4. IPUMS Account creation and exploration
The most natural place to go for data for your independent research project is the IPUMS website. For data related to demographics and labor market outcomes in the US economy, the best data is the CPS. This is the dataset that the government collects to calculate the monthly unemployment rate, and to measure trends in poverty, etc. You can access the raw data at https://cps.ipums.org/cps/. This problem has two parts.
NOTE: Please include and answer for (a) and (b) for each member of the team, not just one answer per team.
a – each member of your team should request an account to use IPUMS-CPS. For this part of the problem set, just verify that this has taken place. (it’s okay if the account has not yet been approved by the submission deadline.) Let us know in the problem set with a screen shot or something similar that this has taken place for each member of the team.

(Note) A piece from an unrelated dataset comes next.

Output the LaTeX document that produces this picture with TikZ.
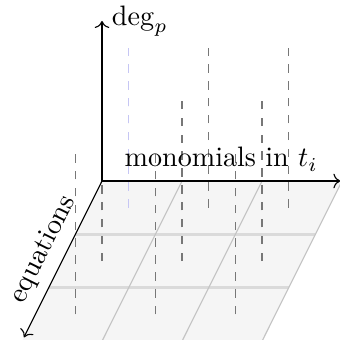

b – Each member of your team should browse the variable listings, and daydream/brainstorm what variables you would each like to explore. In particular, I’d like you to think of 1-4 “outcome variables” that you would like to predict, and 2-6 “predictor” variables that you would like to use to predict them. You can search for variables (and see for what years/months those variables are available) at https://cps.ipums.org/cps-action/variables/group . For this part of the problem, for each member of the team clearly indicate the “outcome” and “predictor” variables you are interested in, and provide a very brief motivation for why you think it would be interesting to examine relationships between these variables. Also, indicate what time periods and/or other sample restrictions that you would like to examine.